To go further than that would be to damage the pacing of the good parts of the story. And for the first three-quarters it is very good. Subtle revelations pile on top of each other and Stross manages to hint at unrevealed dark secrets better than most (the trick of conveying the concept but not the details is one that escapes many writers who try to be mysterious). It falls apart when suddenly the main character has an epiphany regarding the nature of the event that I couldn't follow and wraps it all up with some business terminology that I've never encountered and isn't explained in the story.
That adds up to "The Concrete Jungle" coming across to me as an interesting effort but not quite there. I liked the concept and the characters enough to be willing to stick with it for another story but I can't really recommend this one.
"The Faery Handbag"
by Kelly Link
2005 Hugo Winner for Best Novelette
I'm going to be grossly unfair to Kelly Link so I will say this right at the start: there's nothing really wrong with "The Faery Handbag". It is a perfectly serviciable story cut from the modern mold of fairy tale magic occuring in the modern world and it bringing relatives together. The problem for me is that this is a theme that has been beaten into the ground in the past ten years.
A young woman has a mysterious aunt from Europe who tells stories about living in the distant past and having a bag that contains a magical world where one night can last a generation. While laughed off my most people in the family our protagonist comes to be believe the story.
If you like that kind of thing you'll probably enjoy "The Faery Handbag". On the other hand I just found it to be a bland retelling of a story I've heard a dozen times before. I think it is because Link is relying on the mysterious magical handbag to provide color for the tale and I've reached a point where such things fall into the background.
"Travels With My Cats"
by Michael Resnick
2005 Hugo Winner for Best Short Story
A young boy buys a travel book titled Travels With My Cats for a few pennies from a garage sale and finds himself falling in love with the story. Thirty years on he's a loser living alone with his books, stuck in a dead end job, and doing nothing with his life. Upon rereading his childhood favorite he falls in love with the descriptions of distant lands again. He then finds himself visited by the spirit of the author and they discuss their lives.

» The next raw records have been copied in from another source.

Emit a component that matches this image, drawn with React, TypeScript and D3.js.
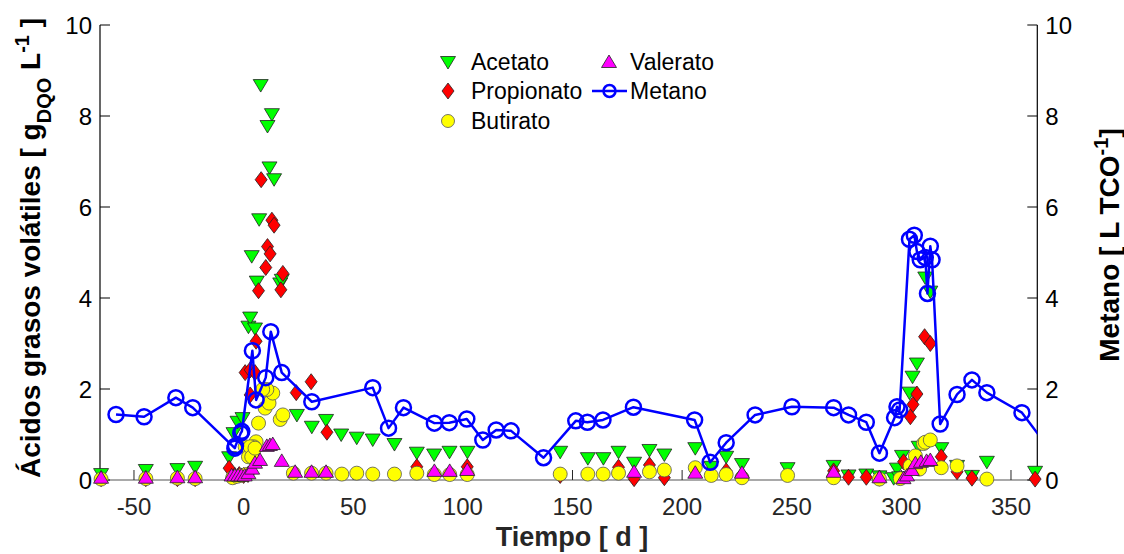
import React from "react";
import * as d3 from "d3";

// [día, valor]
const acetato: [number, number][] = [
  [-65, 0.13], [-44.6, 0.22], [-30.2, 0.24], [-22.1, 0.29], [-6.6, 0.5], [-4.6, 1.03], [-2.8, 1.28], [-0.5, 1.36],
  [2.2, 3.37], [3, 3.57], [5.2, 3.33], [3.7, 4.92], [6, 4.36], [16.7, 4.32], [17.4, 4.4],
  [7.8, 8.68], [12.9, 8.04], [10.9, 7.78], [11.8, 6.87], [13.9, 6.61], [7.1, 5.73],
  [24.3, 1.43], [31.1, 1.17], [37.6, 1.32], [44.5, 1.0], [51.6, 0.93], [58.9, 0.89],
  [68.8, 0.79], [79, 0.6], [86.9, 0.56], [93.9, 0.62], [102.1, 0.62], [144.4, 0.62], [157, 0.48], [164.1, 0.48],
  [171, 0.62], [178.1, 0.38], [185.1, 0.66], [191.9, 0.56], [206, 0.7], [213.3, 0.29], [220.1, 0.51], [227.3, 0.35],
  [248.1, 0.26], [269.1, 0.31], [275.9, 0.1], [284, 0.12], [290, 0.08], [296.5, 0.04], [298, 0.25], [299, 0.06],
  [300.3, 0.53], [303.7, 1.92], [305.1, 2.27], [307.1, 2.56], [307.9, 0.73], [310.9, 4.45], [313.2, 4.14],
  [318.2, 0.7], [325.4, 0.31], [332.2, 0.09], [339, 0.4], [361, 0.18],
];

const propionato: [number, number][] = [
  [-65, 0.03], [-44.6, 0.03], [-30.2, 0.03], [-22.1, 0.03], [-6.6, 0.26], [-4, 0.1], [-2, 0.12], [0, 0.1], [2, 0.12],
  [0.7, 2.36], [3, 2.42], [5.2, 2.36], [5.7, 3.05], [3, 1.87], [6.8, 4.16], [10.1, 4.67], [10.9, 5.13], [12.1, 4.97],
  [17.9, 4.54], [17, 4.18], [24, 1.92], [30.8, 2.16], [38, 1.05], [8, 6.6], [12.9, 5.71], [13.9, 5.6],
  [79, 0.29], [102, 0.29], [144.4, 0.1], [171, 0.28], [178.1, 0.03], [185.1, 0.33], [191.9, 0.05], [220.1, 0.2], [227.3, 0.1],
  [269.1, 0.2], [275.9, 0.06], [284, 0.06], [290, 0.04], [301, 0.4], [304.1, 1.39], [305.3, 1.66], [307.1, 1.89],
  [310.6, 3.15], [313.2, 3.0], [318.2, 0.51], [325.4, 0.18], [332.2, 0.04], [361, 0.02],
];

const butirato: [number, number][] = [
  [-65, 0.02], [-44.6, 0.03], [-30.2, 0.04], [-22.1, 0.03], [-5, 0.05], [-3, 0.08], [-1, 0.1], [1, 0.12],
  [0.7, 0.73], [2.2, 0.51], [5.7, 0.84], [4.6, 0.73], [3, 0.73], [3.7, 0.51], [5.2, 0.7],
  [6.8, 1.25], [9.8, 1.58], [11.6, 1.69], [13.3, 1.91], [10.6, 1.99], [8.7, 1.99], [16.7, 1.33], [17.9, 1.43],
  [22.7, 0.15], [31, 0.15], [37.6, 0.15], [44.8, 0.13], [51.6, 0.15], [58.9, 0.13],
  [68.8, 0.13], [79, 0.15], [87, 0.12], [94, 0.12], [102, 0.12], [144.4, 0.13], [157, 0.13], [164, 0.13], [171, 0.15],
  [185.1, 0.18], [191.9, 0.22], [206, 0.27], [213.3, 0.1], [220.1, 0.12], [227.3, 0.05],
  [248.1, 0.1], [269.1, 0.05], [290, 0.02], [299.5, 0.03], [304, 0.31], [306.4, 0.53], [308.3, 0.24],
  [310.1, 0.8], [310.9, 0.83], [313.2, 0.88], [318.2, 0.27], [325.4, 0.31], [339, 0.02],
];

const valerato: [number, number][] = [
  [-65, 0.05], [-44.6, 0.05], [-30.2, 0.06], [-22.1, 0.06], [-5.5, 0.1], [-4, 0.1], [-2.5, 0.1], [-1, 0.1], [0.5, 0.1],
  [2.2, 0.15], [3.9, 0.25], [5.2, 0.38], [7.5, 0.44], [10.6, 0.75], [12, 0.77], [13.3, 0.79], [17.4, 0.42],
  [23.5, 0.18], [31, 0.18], [37.6, 0.18], [87, 0.2], [94, 0.2], [102, 0.22], [178.1, 0.18], [206, 0.16], [227.3, 0.16],
  [269.1, 0.18], [290, 0.06], [301, 0.04], [302.6, 0.1], [304.8, 0.22], [306.4, 0.37], [308.9, 0.4], [311.5, 0.42], [313.2, 0.44],
];

const metano: [number, number][] = [
  [-58.2, 1.44], [-45.4, 1.39], [-30.9, 1.81], [-23.2, 1.59], [-4, 0.7], [-3.7, 0.75], [-1.3, 1.03], [-0.8, 1.07],
  [4, 2.84], [5.7, 1.76], [10.1, 2.25], [12.4, 3.26], [17.4, 2.36], [31.1, 1.72], [58.9, 2.03],
  [66.1, 1.14], [72.9, 1.59], [87, 1.25], [93.8, 1.26], [101.8, 1.34], [109.1, 0.88], [115.2, 1.1], [122, 1.08],
  [136.8, 0.49], [151.5, 1.3], [156.8, 1.27], [163.9, 1.32], [177.8, 1.6], [205.7, 1.32], [212.8, 0.39], [220.1, 0.82],
  [233.3, 1.43], [250.1, 1.61], [269.1, 1.59], [275.9, 1.43], [284, 1.27], [290, 0.59], [296.9, 1.37], [298, 1.61], [299.2, 1.54],
  [303.7, 5.29], [305.9, 5.38], [307.1, 5.02], [308.6, 4.84], [310.9, 4.89], [311.9, 4.1], [313.2, 5.14], [314, 4.84],
  [317.7, 1.23], [325.4, 1.88], [332.2, 2.2], [339, 1.92], [355, 1.48], [370, 0.52],
];

const xTicks = [-50, 0, 50, 100, 150, 200, 250, 300, 350];
const yTicks = [0, 2, 4, 6, 8, 10];

const W = 1124, H = 554;
const L = 100, R = 1037.3, T = 25, B = 480;
const FONT = "Liberation Sans, Arial, sans-serif";

export default function App() {
  const x = d3.scaleLinear().domain([-65.5, 362]).range([L, R]);
  const y = d3.scaleLinear().domain([0, 10]).range([B, T]);
  const yR = d3.scaleLinear().domain([0, 10]).range([B, T]);
  const line = d3.line<[number, number]>().x(d => x(d[0])).y(d => yR(d[1]));

  const stroke = "#222";
  const sw = 0.8;

  const triDown = (cx: number, cy: number) => `M${cx - 7.5},${cy - 5.5}L${cx + 7.5},${cy - 5.5}L${cx},${cy + 7}Z`;
  const triUp = (cx: number, cy: number) => `M${cx - 7.5},${cy + 5.5}L${cx + 7.5},${cy + 5.5}L${cx},${cy - 7}Z`;
  const diamond = (cx: number, cy: number) => `M${cx},${cy - 8}L${cx + 6},${cy}L${cx},${cy + 8}L${cx - 6},${cy}Z`;

  return (
    <svg width={W} height={H} style={{ position: "absolute", left: 0, top: 0, background: "#fff" }} fontFamily={FONT}>
      <defs>
        <clipPath id="plotclip">
          <rect x={L} y={T - 10} width={R - L} height={B - T + 10} />
        </clipPath>
      </defs>

      {/* axes */}
      <line x1={L} x2={R} y1={B} y2={B} stroke="#8c8c8c" strokeWidth={1.5} />
      <line x1={L} x2={L} y1={T} y2={B} stroke="#000" strokeWidth={1.2} />
      <line x1={R} x2={R} y1={T} y2={B} stroke="#000" strokeWidth={1.2} />
      {xTicks.map(t => (
        <g key={"xt" + t}>
          <line x1={x(t)} x2={x(t)} y1={B} y2={B - 10} stroke="#262626" strokeWidth={1} />
          <text x={x(t)} y={515} textAnchor="middle" fontSize={24} fill="#262626">{t}</text>
        </g>
      ))}
      {yTicks.map(t => (
        <g key={"yt" + t}>
          <line x1={L} x2={L + 10} y1={y(t)} y2={y(t)} stroke="#000" strokeWidth={1} />
          <text x={L - 8} y={y(t) + 8.5} textAnchor="end" fontSize={24} fill="#000">{t}</text>
          <line x1={R} x2={R - 10} y1={yR(t)} y2={yR(t)} stroke="#000" strokeWidth={1} />
          <text x={R + 8} y={yR(t) + 8.5} textAnchor="start" fontSize={24} fill="#000">{t}</text>
        </g>
      ))}

      {/* series */}
      {acetato.map((d, i) => (
        <path key={"a" + i} d={triDown(x(d[0]), y(d[1]))} fill="#00ff00" stroke={stroke} strokeWidth={sw} />
      ))}
      {propionato.map((d, i) => (
        <path key={"p" + i} d={diamond(x(d[0]), y(d[1]))} fill="#ff0000" stroke={stroke} strokeWidth={sw} />
      ))}
      {butirato.map((d, i) => (
        <circle key={"b" + i} cx={x(d[0])} cy={y(d[1])} r={7} fill="#ffff00" stroke="#555" strokeWidth={sw} />
      ))}
      {valerato.map((d, i) => (
        <path key={"v" + i} d={triUp(x(d[0]), y(d[1]))} fill="#ff00ff" stroke={stroke} strokeWidth={sw} />
      ))}
      <g clipPath="url(#plotclip)">
        <path d={line(metano) || ""} fill="none" stroke="#0000ff" strokeWidth={2.5} strokeLinejoin="round" />
      </g>
      {metano.filter(d => d[0] <= 362).map((d, i) => (
        <circle key={"m" + i} cx={x(d[0])} cy={yR(d[1])} r={7.5} fill="none" stroke="#0000ff" strokeWidth={2.5} />
      ))}

      {/* legend */}
      <g fontSize={23} fill="#000">
        <path d={triDown(448, 62)} fill="#00ff00" stroke={stroke} strokeWidth={sw} />
        <text x={471} y={70}>Acetato</text>
        <path d={diamond(448, 91)} fill="#ff0000" stroke={stroke} strokeWidth={sw} />
        <text x={471} y={99}>Propionato</text>
        <circle cx={448} cy={121} r={6.5} fill="#ffff00" stroke="#555" strokeWidth={sw} />
        <text x={471} y={129}>Butirato</text>
        <path d={triUp(609, 62)} fill="#ff00ff" stroke={stroke} strokeWidth={sw} />
        <text x={630} y={70}>Valerato</text>
        <line x1={592} x2={627} y1={91} y2={91} stroke="#0000ff" strokeWidth={2.5} />
        <circle cx={609.5} cy={91} r={6} fill="none" stroke="#0000ff" strokeWidth={2.5} />
        <text x={630} y={99}>Metano</text>
      </g>

      {/* titles */}
      <text x={572} y={546} textAnchor="middle" fontSize={27} fontWeight="bold" fill="#262626">Tiempo [ d ]</text>
      <text transform="translate(40,248) rotate(-90)" textAnchor="middle" fontSize={28} fontWeight="bold" fill="#000">
        Ácidos grasos volátiles [ g<tspan baselineShift="sub" fontSize={20}>DQO</tspan><tspan> L</tspan><tspan baselineShift="super" fontSize={20}>-1</tspan><tspan> ]</tspan>
      </text>
      <text transform="translate(1119,245) rotate(-90)" textAnchor="middle" fontSize={28} fontWeight="bold" fill="#000">
        Metano [ L TCO<tspan baselineShift="super" fontSize={20}>-1</tspan><tspan>]</tspan>
      </text>
    </svg>
  );
}
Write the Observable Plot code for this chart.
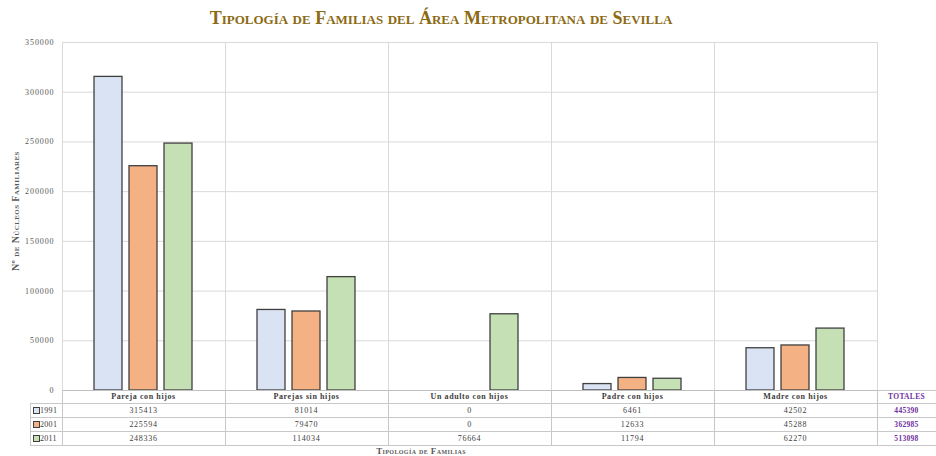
<!DOCTYPE html>
<html>
<head>
<meta charset="utf-8">
<script src="https://cdn.jsdelivr.net/npm/d3@7"></script>
<script src="https://cdn.jsdelivr.net/npm/@observablehq/plot@0.6"></script>
<style>
  html, body { margin: 0; padding: 0; background: #fff; }
  #wrap { position: relative; width: 936px; height: 456px; overflow: hidden; font-family: "Liberation Serif", "Times New Roman", serif; }
  #wrap svg { position: absolute; left: 0; top: 0; }
  #wrap svg g[aria-label="y-axis tick label"] text { letter-spacing: 0.9px; }
  .abs { position: absolute; white-space: nowrap; line-height: 1; }
  .title { left: 0; width: 882px; top: 9px; text-align: center; font-size: 18px; font-weight: bold; font-variant: small-caps; color: #8C6A14; letter-spacing: 0px; }
  .ylab { font-size: 10px; font-weight: bold; font-variant: small-caps; color: #595959; letter-spacing: 0.4px; transform-origin: 0 0; }
  .xlab { font-size: 9px; font-weight: bold; font-variant: small-caps; color: #595959; letter-spacing: 0.4px; }
  .hdr { font-size: 8px; font-weight: bold; color: #404040; letter-spacing: 0.6px; text-align: center; }
  .val { font-size: 8px; color: #404040; letter-spacing: 0.7px; text-align: center; }
  .tot { font-size: 7.5px; font-weight: bold; color: #7030A0; letter-spacing: 0.3px; text-align: center; }
  .ln { position: absolute; background: #c8c8c8; }
  .sw { position: absolute; width: 5px; height: 5px; border: 1px solid #404040; }
</style>
</head>
<body>
<div id="wrap"></div>
<script>
const categories = ["Pareja con hijos", "Parejas sin hijos", "Un adulto con hijos", "Padre con hijos", "Madre con hijos"];
const years = ["1991", "2001", "2011"];
const values1991 = [315413, 81014, 0, 6461, 42502];
const values2001 = [225594, 79470, 0, 12633, 45288];
const values2011 = [248336, 114034, 76664, 11794, 62270];
const totals = [445390, 362985, 513098];
const yearColors = ["#DAE3F3", "#F4B183", "#C5E0B4"];
const yTicks = [0, 50000, 100000, 150000, 200000, 250000, 300000, 350000];
const titleText = "Tipología de Familias del Área Metropolitana de Sevilla";
const yLabelText = "Nº de Núcleos Familiares";
const xLabelText = "Tipología de Familias";
const totalsLabel = "TOTALES";

const series = [values1991, values2001, values2011];
const data = [];
categories.forEach((c, i) => years.forEach((y, j) => data.push({cat: c, year: y, value: series[j][i]})));

const W = 936, H = 456, mL = 61, mR = 59, mT = 42, mB = 66;

const plot = Plot.plot({
  width: W, height: H,
  marginTop: mT, marginBottom: mB, marginLeft: mL, marginRight: mR,
  style: {fontFamily: "'Liberation Serif', serif", background: "transparent", overflow: "visible"},
  fx: {domain: categories, padding: 0, axis: null, label: null},
  x: {domain: years, paddingInner: 0.194, paddingOuter: 0.861, axis: null},
  y: {domain: [0, 350000], axis: null},
  color: {domain: years, range: yearColors},
  marks: [
    Plot.gridY(yTicks, {stroke: "#d9d9d9", strokeOpacity: 1}),
    Plot.frame({stroke: "#d9d9d9", strokeOpacity: 1}),
    Plot.barY(data.filter(d => d.value > 0), {fx: "cat", x: "year", y: "value", fill: "year", stroke: "#404040", strokeWidth: 1.3}),
    Plot.ruleY([0], {stroke: "#bfbfbf"}),
    Plot.axisY(yTicks, {tickSize: 0, tickPadding: 8, fontSize: 8, fill: "#595959", label: null, tickFormat: d => String(d)})
  ]
});

const wrap = document.getElementById("wrap");
wrap.appendChild(plot);

function addDiv(cls, text, css) {
  const d = document.createElement("div");
  d.className = cls;
  if (text != null) d.textContent = text;
  Object.assign(d.style, css);
  wrap.appendChild(d);
  return d;
}
function hline(x1, x2, y) { addDiv("ln", null, {left: x1 + "px", top: y + "px", width: (x2 - x1) + "px", height: "1px"}); }
function vline(x, y1, y2) { addDiv("ln", null, {left: x + "px", top: y1 + "px", width: "1px", height: (y2 - y1) + "px"}); }

// title & axis labels
addDiv("abs title", titleText, {});
const yl = addDiv("abs ylab", yLabelText, {});
const ylw = yl.getBoundingClientRect().width;
Object.assign(yl.style, {left: "11px", top: (211 + ylw / 2) + "px", transform: "rotate(-90deg)"});

// data table aligned with the fx scale
const fx = plot.scale("fx");
const bw = fx.bandwidth;
const colX = categories.map(c => fx.apply(c));
const xRight = colX[colX.length - 1] + bw;
const rowTops = [390, 403, 417, 431, 445];
const legL = 30;

hline(xRight, W, 390);
rowTops.slice(1).forEach(y => hline(legL, W, y));
vline(legL, 403, 446);
colX.forEach(x => vline(Math.round(x), 390, 446));
vline(Math.round(xRight), 390, 446);

function cellText(cls, text, x, w, yTop, yBot) {
  const d = addDiv("abs " + cls, text, {left: x + "px", width: w + "px"});
  const h = d.getBoundingClientRect().height;
  d.style.top = ((yTop + yBot) / 2 - h / 2 + 0.5) + "px";
}

categories.forEach((c, i) => cellText("hdr", c, colX[i], bw, rowTops[0], rowTops[1]));
cellText("tot", totalsLabel, xRight, W - xRight, rowTops[0], rowTops[1]);
years.forEach((y, j) => {
  const t = rowTops[j + 1], b = rowTops[j + 2];
  categories.forEach((c, i) => cellText("val", String(series[j][i]), colX[i], bw, t, b));
  cellText("tot", String(totals[j]), xRight, W - xRight, t, b);
  addDiv("sw", null, {left: "33px", top: ((t + b) / 2 - 3) + "px", background: yearColors[j]});
  const yd = addDiv("abs val", y, {left: "40px", textAlign: "left", letterSpacing: "0.3px"});
  const h = yd.getBoundingClientRect().height;
  yd.style.top = ((t + b) / 2 - h / 2 + 0.5) + "px";
});

const xl = addDiv("abs xlab", xLabelText, {});
const xlw = xl.getBoundingClientRect().width;
Object.assign(xl.style, {left: (421 - xlw / 2) + "px", top: "446.5px"});
</script>
</body>
</html>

The story itself is fairly interesting but once again I felt let down by the ending. To dance around the details I felt that Resnick was going for optomistic romanticism while I viewed it through a lens of cynicism. However I have had that issue with Resnick in the past where I'm left uncertain at the end where there was a disconnect between how he as the author was intending things and how I as the reader was viewing them. Upon reflection perhaps he intended both points of view to be valid.
Which I guess makes that a recommendation for reading "Travels With My Cats". If I change my mind while I'm organizing my thoughts then it is at the very least a thoughtful story worth the effort of reading.